We all want desperately to be known. We want to be understood and appreciated because people fully know who we are. They see our quirks and foibles and love us anyway. They rightly discern our problem areas and are able to tactfully address them with us. This is the point in relationships that we are all striving for and can be continually disappointed when we can’t achieve it.
I have felt the sting of frustration when it seems somebody hasn’t understood me. When a friend has taken something I said out of context and used it to hurt me or to nurse their own hurts. When my husband finishes my sentences and it becomes clear we were not on the same page. When I confront a friend about a conflict only to find out I had it all wrong. It’s hurtful when we realize somebody doesn’t “know” us or we didn’t know them as well as we thought we did.
For a long time I have run from being known. I have taken comfort in being mysterious or vague. I have deflected with humor. I have carefully crafted an image of me that looked much different from the woman inside. The pain of being misunderstood felt so great, but I began to prefer it to the pain of being known and rejected.
I think my story is common. I once was in a relationship where I resisted my urge to self-protect and instead chose vulnerablity.
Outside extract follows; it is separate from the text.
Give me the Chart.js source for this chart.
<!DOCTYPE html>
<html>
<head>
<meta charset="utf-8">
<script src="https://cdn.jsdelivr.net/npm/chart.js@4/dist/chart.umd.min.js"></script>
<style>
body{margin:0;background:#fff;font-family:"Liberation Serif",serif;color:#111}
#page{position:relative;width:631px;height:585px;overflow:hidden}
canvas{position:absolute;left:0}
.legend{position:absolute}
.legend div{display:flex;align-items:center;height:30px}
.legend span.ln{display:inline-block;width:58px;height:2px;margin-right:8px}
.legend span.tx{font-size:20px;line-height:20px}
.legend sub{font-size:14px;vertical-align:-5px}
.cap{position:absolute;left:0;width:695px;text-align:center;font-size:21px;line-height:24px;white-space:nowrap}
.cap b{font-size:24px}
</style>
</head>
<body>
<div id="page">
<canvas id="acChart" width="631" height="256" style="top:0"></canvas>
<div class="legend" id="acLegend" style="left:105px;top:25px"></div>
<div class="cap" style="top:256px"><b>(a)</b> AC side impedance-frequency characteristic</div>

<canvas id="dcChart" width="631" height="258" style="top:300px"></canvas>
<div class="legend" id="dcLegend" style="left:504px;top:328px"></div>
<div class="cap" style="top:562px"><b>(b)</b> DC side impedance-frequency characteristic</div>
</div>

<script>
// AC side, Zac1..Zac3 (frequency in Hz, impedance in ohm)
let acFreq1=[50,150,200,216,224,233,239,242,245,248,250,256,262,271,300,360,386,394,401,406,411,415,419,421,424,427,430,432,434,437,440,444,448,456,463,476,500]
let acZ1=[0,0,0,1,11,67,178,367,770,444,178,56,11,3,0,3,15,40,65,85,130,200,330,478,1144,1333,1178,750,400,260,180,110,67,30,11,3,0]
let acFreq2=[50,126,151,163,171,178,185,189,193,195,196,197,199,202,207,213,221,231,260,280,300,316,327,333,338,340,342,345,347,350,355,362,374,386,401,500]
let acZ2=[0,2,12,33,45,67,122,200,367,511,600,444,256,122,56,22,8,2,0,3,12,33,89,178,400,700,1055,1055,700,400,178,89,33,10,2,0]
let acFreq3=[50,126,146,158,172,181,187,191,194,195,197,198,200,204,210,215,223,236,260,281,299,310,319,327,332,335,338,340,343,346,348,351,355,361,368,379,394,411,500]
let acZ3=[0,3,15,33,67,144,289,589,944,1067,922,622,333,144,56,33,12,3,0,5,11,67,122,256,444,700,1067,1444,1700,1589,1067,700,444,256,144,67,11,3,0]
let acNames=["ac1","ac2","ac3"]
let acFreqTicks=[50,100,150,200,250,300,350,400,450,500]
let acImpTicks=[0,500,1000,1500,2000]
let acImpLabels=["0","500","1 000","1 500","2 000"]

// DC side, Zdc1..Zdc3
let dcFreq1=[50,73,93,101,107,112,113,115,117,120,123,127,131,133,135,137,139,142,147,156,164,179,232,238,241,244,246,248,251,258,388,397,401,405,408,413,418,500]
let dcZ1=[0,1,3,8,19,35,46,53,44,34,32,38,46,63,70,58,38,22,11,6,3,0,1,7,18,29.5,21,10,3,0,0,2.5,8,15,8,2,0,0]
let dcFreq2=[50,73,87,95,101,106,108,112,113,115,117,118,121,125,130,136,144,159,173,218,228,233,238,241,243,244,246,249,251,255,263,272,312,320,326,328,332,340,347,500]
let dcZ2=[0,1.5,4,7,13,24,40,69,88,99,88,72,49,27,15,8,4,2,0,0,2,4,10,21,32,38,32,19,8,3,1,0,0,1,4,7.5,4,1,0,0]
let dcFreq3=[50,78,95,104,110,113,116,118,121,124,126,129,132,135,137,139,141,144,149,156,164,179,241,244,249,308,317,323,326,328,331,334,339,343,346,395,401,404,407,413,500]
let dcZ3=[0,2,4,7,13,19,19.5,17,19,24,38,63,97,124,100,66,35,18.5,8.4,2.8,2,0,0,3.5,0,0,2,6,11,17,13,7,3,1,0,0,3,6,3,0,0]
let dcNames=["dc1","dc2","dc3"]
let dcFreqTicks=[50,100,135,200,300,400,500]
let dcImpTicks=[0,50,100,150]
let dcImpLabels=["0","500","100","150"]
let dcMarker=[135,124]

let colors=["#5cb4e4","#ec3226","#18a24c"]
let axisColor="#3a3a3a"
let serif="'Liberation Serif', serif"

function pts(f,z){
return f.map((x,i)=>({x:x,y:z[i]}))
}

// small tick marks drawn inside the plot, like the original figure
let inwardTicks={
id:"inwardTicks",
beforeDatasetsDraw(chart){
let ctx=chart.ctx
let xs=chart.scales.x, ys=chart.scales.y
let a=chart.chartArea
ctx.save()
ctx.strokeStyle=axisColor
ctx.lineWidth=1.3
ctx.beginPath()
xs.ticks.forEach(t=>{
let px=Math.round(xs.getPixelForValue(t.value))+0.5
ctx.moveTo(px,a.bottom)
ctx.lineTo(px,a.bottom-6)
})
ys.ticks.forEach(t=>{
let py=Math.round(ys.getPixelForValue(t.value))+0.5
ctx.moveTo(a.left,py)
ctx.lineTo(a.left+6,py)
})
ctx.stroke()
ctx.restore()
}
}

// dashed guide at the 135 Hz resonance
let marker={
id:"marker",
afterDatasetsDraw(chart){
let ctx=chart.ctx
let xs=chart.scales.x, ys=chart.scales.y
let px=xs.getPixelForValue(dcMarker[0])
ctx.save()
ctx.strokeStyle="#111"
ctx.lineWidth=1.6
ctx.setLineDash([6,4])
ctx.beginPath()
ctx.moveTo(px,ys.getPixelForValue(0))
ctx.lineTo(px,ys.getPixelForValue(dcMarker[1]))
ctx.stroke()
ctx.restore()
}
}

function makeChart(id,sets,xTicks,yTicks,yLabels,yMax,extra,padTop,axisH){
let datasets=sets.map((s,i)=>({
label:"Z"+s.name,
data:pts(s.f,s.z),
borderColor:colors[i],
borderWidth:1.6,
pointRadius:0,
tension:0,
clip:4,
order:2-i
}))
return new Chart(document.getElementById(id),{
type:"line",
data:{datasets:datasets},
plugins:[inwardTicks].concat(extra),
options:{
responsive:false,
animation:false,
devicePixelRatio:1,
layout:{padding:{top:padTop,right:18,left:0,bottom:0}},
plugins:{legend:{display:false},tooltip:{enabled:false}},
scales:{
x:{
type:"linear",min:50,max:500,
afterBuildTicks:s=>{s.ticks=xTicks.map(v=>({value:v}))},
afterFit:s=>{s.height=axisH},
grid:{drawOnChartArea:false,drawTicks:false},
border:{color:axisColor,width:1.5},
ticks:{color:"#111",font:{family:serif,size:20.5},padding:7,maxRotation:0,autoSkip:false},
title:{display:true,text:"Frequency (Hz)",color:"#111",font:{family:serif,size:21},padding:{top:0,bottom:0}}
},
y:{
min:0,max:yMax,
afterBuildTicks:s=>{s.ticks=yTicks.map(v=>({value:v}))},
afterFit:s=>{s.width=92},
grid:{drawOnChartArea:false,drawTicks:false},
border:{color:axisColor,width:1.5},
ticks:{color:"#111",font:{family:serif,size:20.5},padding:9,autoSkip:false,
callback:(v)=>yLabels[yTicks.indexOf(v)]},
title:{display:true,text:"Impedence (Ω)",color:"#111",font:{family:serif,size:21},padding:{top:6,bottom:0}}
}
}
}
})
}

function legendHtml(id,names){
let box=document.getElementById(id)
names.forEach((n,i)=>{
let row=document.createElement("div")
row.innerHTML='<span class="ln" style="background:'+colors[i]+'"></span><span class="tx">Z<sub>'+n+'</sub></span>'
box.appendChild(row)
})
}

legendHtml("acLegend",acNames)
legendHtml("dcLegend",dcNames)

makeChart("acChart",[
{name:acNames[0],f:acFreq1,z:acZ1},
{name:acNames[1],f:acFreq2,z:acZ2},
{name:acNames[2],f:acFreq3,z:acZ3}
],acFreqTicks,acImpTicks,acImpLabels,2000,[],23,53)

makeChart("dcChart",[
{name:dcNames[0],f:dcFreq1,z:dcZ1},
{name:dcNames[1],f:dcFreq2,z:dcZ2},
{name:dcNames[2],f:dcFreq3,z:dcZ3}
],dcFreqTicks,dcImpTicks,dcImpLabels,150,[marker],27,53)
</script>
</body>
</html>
I let down my guard because I felt loved and valued. And then it went wrong. The pain of that rejection was so great that sometimes it still haunts me. I remember feeling like if this person knew me and didn’t want me, then I didn’t want me either. I wanted to be somebody else who people would like and who wouldn’t ever be hurt again. I created a wall around myself to keep other people out and to keep the real me hidden enough that I couldn’t be damaged. But the damage done by hiding away from love was a high price to pay.
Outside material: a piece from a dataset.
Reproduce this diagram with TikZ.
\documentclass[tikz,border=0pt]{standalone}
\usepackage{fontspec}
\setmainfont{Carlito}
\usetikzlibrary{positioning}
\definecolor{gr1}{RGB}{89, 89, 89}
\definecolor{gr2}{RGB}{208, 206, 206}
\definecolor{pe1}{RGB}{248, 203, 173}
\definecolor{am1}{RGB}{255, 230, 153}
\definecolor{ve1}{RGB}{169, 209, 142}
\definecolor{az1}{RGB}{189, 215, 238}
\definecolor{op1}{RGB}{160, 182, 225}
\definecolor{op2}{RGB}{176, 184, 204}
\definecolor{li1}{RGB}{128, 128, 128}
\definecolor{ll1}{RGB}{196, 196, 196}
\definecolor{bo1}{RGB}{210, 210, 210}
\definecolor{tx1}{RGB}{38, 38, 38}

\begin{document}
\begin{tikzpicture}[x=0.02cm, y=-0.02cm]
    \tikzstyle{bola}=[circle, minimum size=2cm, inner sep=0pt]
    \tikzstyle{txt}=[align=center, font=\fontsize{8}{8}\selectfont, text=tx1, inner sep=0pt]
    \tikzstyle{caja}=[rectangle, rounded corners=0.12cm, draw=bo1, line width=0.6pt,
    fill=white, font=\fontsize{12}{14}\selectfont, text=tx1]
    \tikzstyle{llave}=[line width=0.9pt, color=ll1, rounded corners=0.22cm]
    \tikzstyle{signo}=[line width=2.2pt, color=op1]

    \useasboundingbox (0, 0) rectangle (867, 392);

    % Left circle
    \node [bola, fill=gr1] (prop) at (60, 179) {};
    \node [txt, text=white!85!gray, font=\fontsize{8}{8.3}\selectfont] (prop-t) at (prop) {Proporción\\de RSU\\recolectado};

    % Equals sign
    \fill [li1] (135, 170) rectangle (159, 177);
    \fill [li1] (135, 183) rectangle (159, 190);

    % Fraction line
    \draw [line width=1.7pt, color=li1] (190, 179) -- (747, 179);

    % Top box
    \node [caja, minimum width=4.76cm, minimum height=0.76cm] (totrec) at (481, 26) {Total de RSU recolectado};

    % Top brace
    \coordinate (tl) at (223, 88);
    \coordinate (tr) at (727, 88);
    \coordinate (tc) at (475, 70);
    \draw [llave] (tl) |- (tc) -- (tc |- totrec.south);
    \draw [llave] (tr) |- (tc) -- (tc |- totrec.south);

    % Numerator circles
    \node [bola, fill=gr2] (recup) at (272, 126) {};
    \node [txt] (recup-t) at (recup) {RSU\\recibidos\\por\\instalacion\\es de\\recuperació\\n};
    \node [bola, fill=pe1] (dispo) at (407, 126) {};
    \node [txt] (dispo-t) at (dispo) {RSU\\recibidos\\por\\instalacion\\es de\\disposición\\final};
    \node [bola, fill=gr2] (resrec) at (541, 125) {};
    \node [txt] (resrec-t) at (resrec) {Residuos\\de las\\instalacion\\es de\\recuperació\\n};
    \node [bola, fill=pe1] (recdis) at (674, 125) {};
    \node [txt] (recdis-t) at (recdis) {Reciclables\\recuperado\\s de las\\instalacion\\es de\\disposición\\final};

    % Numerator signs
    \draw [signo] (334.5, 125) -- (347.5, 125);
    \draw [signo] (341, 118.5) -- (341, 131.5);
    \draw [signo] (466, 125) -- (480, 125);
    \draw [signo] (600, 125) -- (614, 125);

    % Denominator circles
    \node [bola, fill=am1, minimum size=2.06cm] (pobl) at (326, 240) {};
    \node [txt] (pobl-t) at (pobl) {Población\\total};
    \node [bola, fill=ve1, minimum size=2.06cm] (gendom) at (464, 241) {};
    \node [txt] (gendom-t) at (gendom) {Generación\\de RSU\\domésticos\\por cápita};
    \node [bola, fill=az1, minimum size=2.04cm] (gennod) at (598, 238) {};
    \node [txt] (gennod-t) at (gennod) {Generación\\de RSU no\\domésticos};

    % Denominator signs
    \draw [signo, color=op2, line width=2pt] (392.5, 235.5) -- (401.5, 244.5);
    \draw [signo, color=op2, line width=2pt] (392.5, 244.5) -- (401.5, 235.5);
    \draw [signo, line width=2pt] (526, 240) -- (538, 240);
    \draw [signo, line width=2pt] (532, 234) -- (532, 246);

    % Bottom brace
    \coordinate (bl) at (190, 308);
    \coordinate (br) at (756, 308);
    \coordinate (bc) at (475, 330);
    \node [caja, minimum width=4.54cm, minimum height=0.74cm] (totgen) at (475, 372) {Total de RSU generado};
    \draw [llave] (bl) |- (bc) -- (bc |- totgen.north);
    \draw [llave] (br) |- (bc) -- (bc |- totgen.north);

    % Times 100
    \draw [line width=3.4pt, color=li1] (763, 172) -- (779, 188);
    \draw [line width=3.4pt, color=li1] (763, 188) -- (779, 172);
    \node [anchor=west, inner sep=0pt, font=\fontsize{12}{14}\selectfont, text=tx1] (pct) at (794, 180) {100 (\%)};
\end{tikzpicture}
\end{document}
Some of us have felt rejection in dating relationships, some from spouses, some from close friends, and some from our own parents. Whoever it was, they taught us that we were safer when we were hiding. And they were right- we were safer from rejection, but a life where nobody really knows us hardly feels like life at all.
I have learned to take the risks required of those who are known. I have become part of a community of friends where honesty is valued and grace is given. Even if I wanted to stay hidden, my own weaknesses and needs have pushed me out into the open. When we had a miscarriage after years of infertility a woman I hardly knew from our church showed up at my door with flowers. Another friend brought a meal that consisted of “every happy food” she could find at the grocery store. It was a meal of total, wonderful, randomness that spoke greatly of how well she knew me and knew how to remind me that there were still happy things in the world. And after the birth of our fourth child I tried so hard to put out a perception that I was doing fine, but the women who dropped meals off on my porch for weeks after the official church meals had stopped knew me better than that. Crisis has forced me into revealing my inadequacies and feeling confident that these people loved me allowed me to even feel safe in those vulnerable moments.
. . .To finish reading this piece, click through to A Musing Maralee. . .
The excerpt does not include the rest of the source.